Second, what land is available is expensive to development or redevelop. Trailer parks converted to residential development frequently have contaminated soils that have to be mitigated and can take years and tens, if not hundreds of thousands of dollars. It also takes time and money to remove the trailers and there is frequently a payment to the displaced trailer owners. In addition, old utility pipes need to be dug up and the site re-graded. In many cases, a rezone may be required which can take from six months to a year or more. Large acres of reconstituted gravel pits for residential development require utility and road extensions and extensive grading and fill. More time and money.
Third, the MOA process for approval has become more difficult in both time and money over the past five years. MOA entitlement fees, subdivision agreements and inspection fees have all increased. The MOA Design Criteria Manual, to which all new development (both public and private) must adhere to, receives no public review at the assembly level and therefore has no checks and balances with private development. The cost of piping required for AWWU sewer and water extensions has almost doubled over the past five years.
Fourth, although you wouldn’t think so given the almost zero prime lending rate, financing costs have skyrocketed due to bankers perception of risk—most of which comes from federal regulators from depressed residential markets in the lower 48.  If a local developer is lucky enough to get a loan, he can expect to pay between 7 and 8% to extend roads, water and sewer—and that’s after he’s demonstrated or put up in cash and/or equity 40% of the cost of construction. So if you’re wondering why there are so few new developments in Anchorage and Eagle River, that’s a major reason. The local residential market has always been built by a series of small builders and developers. We have no regional or national builder/developers. There’s no K B Homes, Pulte or Shea to come in and gobble up the market by building hundreds of lots and homes. Right now, putting in 30 or 40 lots in a phased development is a pretty big deal.
Finally, one of the real increased costs of residential development is the Municipality’s refusal to participate in the extension of roads on which they do not allow driveways. It is virtually impossible in today’s economic client for a developer to put in main road extensions, i.e. arterials or neighborhood collectors, which do not allow driveways for lots alongside the road without going nearly bankrupt. In the early l980’s, the MOA shared in the cost of these main road extensions but for the past twenty years, they’ve not participated in any residential development costs.

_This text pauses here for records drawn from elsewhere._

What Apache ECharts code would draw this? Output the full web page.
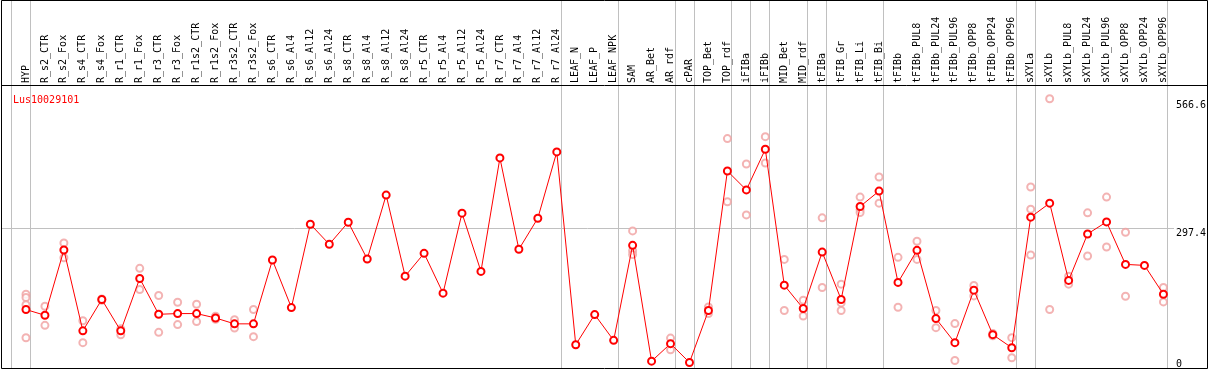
<!DOCTYPE html>
<html>
<head>
<meta charset="utf-8">
<script src="https://cdn.jsdelivr.net/npm/echarts@6/dist/echarts.min.js"></script>
<style>
html,body{margin:0;padding:0;background:#fff;}
#chart{width:1209px;height:370px;}
</style>
</head>
<body>
<div id="chart"></div>
<script>
const categories = ["HYP","R_s2_CTR","R_s2_Fox","R_s4_CTR","R_s4_Fox","R_r1_CTR","R_r1_Fox","R_r3_CTR","R_r3_Fox","R_r1s2_CTR","R_r1s2_Fox","R_r3s2_CTR","R_r3s2_Fox","R_s6_CTR","R_s6_Al4","R_s6_Al12","R_s6_Al24","R_s8_CTR","R_s8_Al4","R_s8_Al12","R_s8_Al24","R_r5_CTR","R_r5_Al4","R_r5_Al12","R_r5_Al24","R_r7_CTR","R_r7_Al4","R_r7_Al12","R_r7_Al24","LEAF_N","LEAF_P","LEAF_NPK","SAM","AR_Bet","AR_rdf","cPAR","TOP_Bet","TOP_rdf","iFIBa","iFIBb","MID_Bet","MID_rdf","tFIBa","tFIB_Gr","tFIB_Li","tFIB_Bi","tFIBb","tFIBb_PUL8","tFIBb_PUL24","tFIBb_PUL96","tFIBb_OPP8","tFIBb_OPP24","tFIBb_OPP96","sXYLa","sXYLb","sXYLb_PUL8","sXYLb_PUL24","sXYLb_PUL96","sXYLb_OPP8","sXYLb_OPP24","sXYLb_OPP96"];

const meanValues = [125.6,113.5,251.4,80.6,146.8,80.6,191.3,115.6,117.1,117.1,107.8,95.4,95.4,230.2,129.8,305.9,263.5,310.1,232.3,367.4,196.2,244.4,160.2,329.2,206.2,445.9,252.9,318.6,458.6,51.3,115.0,60.5,261.3,16.5,53.5,13.8,123.5,418.3,378.3,464.3,177.1,127.7,247.0,146.8,343.3,375.9,182.9,250.7,106.5,55.6,166.5,72.5,45.0,320.8,350.4,187.1,285.3,310.8,221.0,218.9,158.0];

const replicates = [
  [158,151,136,66],[132.6,92.3],[266.2,235],[102,55.6],[148,145],[84.8,72.1],[212.6,168],[155.3,77.4],[141,93.8],[136.8,100.1],[111.4,105],[104,86.6],[125.6,68.3],
  [],[],[],[],[],[],[],[],[],[],[],[],[],[],[],[],
  [],[],[],
  [291.7,250,242],[],[65.3,40.7],[],[131,117],[486.8,353.4],[433.2,325.6],[490.9,435.3],[231.6,123.5],[145.3,112],[319.3,172.3],[179.3,139.6,123.5],[363.2,336.2,330.5],[405.6,350.4],
  [235.9,130.5],[269.8,231.6],[123.5,87.4],[95.9,18],[176.5,154.4],[75,70],[66.2,23.8],
  [384.4,337.7,240.8],[571,125.6],[196.2,179.3],[329.9,238.7],[363.2,257.7],[288.9,153.8],[],[172.3,141.7]
];

const yTickLabels = [0, 297.4, 566.6];
const groupEnds = [-1, 0, 28, 31, 34, 35, 37, 38, 39, 41, 42, 45, 52, 53, 60];
const titleText = "Lus10029101";

const repData = [];
replicates.forEach((arr, i) => arr.forEach(v => repData.push([i, v])));

const MONO = "'DejaVu Sans Mono', monospace";
const chart = echarts.init(document.getElementById('chart'), null, {renderer: 'canvas'});

chart.setOption({
  animation: false,
  backgroundColor: '#fff',
  title: {
    text: titleText, left: 8, top: 90,
    textStyle: {color: '#ff0000', fontSize: 10, fontWeight: 'normal', fontFamily: MONO}
  },
  grid: {left: 16.5, right: 33.5, top: 85, bottom: 1},
  xAxis: {
    type: 'category', data: categories, position: 'top', boundaryGap: true,
    axisLine: {show: false}, axisTick: {show: false}, splitLine: {show: false},
    axisLabel: {interval: 0, rotate: 90, margin: 2, fontSize: 10, fontFamily: MONO, color: '#000'}
  },
  yAxis: {
    type: 'value', position: 'right', min: 0, max: 600,
    axisLine: {show: false}, axisTick: {show: false}, splitLine: {show: false},
    axisLabel: {
      customValues: yTickLabels, margin: 3, fontSize: 10, fontFamily: MONO, color: '#000',
      verticalAlign: 'top', verticalAlignMinLabel: 'bottom',
      formatter: v => String(v)
    }
  },
  series: [
    {
      type: 'scatter', data: repData, symbol: 'emptyCircle', symbolSize: 7, z: 2,
      itemStyle: {color: '#f0a0a0', borderColor: '#f0a0a0', borderWidth: 1}
    },
    {
      type: 'line', data: meanValues, symbol: 'emptyCircle', symbolSize: 7, z: 3,
      lineStyle: {color: '#ff0000', width: 1},
      itemStyle: {color: '#ff0000', borderColor: '#ff0000', borderWidth: 1.6}
    }
  ]
});

// decorations derived from the chart's own scales
const x0 = chart.convertToPixel({xAxisIndex: 0}, 0);
const x1 = chart.convertToPixel({xAxisIndex: 0}, 1);
const step = x1 - x0;
const yMid = Math.floor(chart.convertToPixel({yAxisIndex: 0}, yTickLabels[1])) + 0.5;
const xLast = chart.convertToPixel({xAxisIndex: 0}, categories.length - 1);
const gfx = [];
groupEnds.forEach(i => {
  const x = Math.floor(x0 + step * i + step * 0.24) + 0.5;
  gfx.push({type: 'line', z: 1, shape: {x1: x, y1: 0, x2: x, y2: 368}, style: {stroke: '#c0c0c0', lineWidth: 1}});
});
gfx.push({type: 'line', z: 1, shape: {x1: 1, y1: yMid, x2: Math.round(xLast + step / 2) + 1, y2: yMid}, style: {stroke: '#c0c0c0', lineWidth: 1}});
gfx.push({type: 'line', z: 10, shape: {x1: 1, y1: 85.5, x2: 1208, y2: 85.5}, style: {stroke: '#000', lineWidth: 1}});
gfx.push({type: 'rect', z: 10, shape: {x: 1.5, y: 0.5, width: 1206, height: 368}, style: {fill: null, stroke: '#000', lineWidth: 1}});
chart.setOption({graphic: gfx});
</script>
</body>
</html>
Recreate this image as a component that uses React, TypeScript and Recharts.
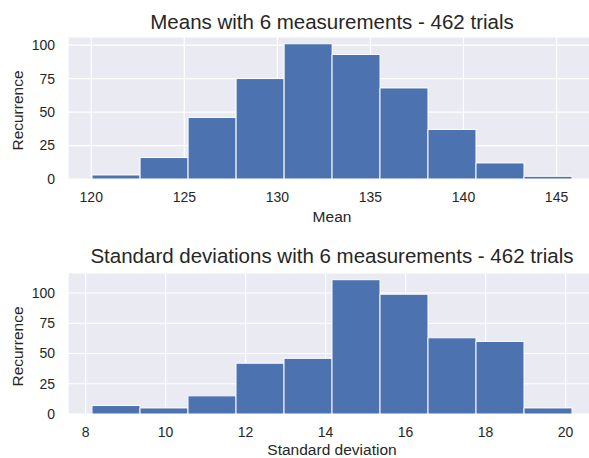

Rather than funding ‘roads to nowhere’ and by that I mean roads without accompanying water and sewer extensions, the MOA should coordinate with the almost autonomous AWWU so that we as a community can have concurrent development of both roads and water/sewer. Developers should not have to build roads for which they do not have the right to build lots on. Nor should they be forced to extend water and sewer mains hundreds of yards to their property without participation from AWWU.
All these policies do is increase the cost of residential building lots in Anchorage and Eagle River to the point where every home built on a sixty foot wide lot will cost half a million dollars.   And, if a buyer can’t afford that price for a home, there’s hundreds of thousands of acres in the Valley where every year more and more buyers are seeking refuge from the high cost of Anchorage development.
The only reason residential building lots in 2010 have not jumped above the $145,000 price point is that local land owners are simply attempting to work off their mortgaged raw land inventory in some marginally profitable manner. Once those developments that were started pre-real estate recession are completed, lot prices in Anchorage and Eagle River will sky rocket.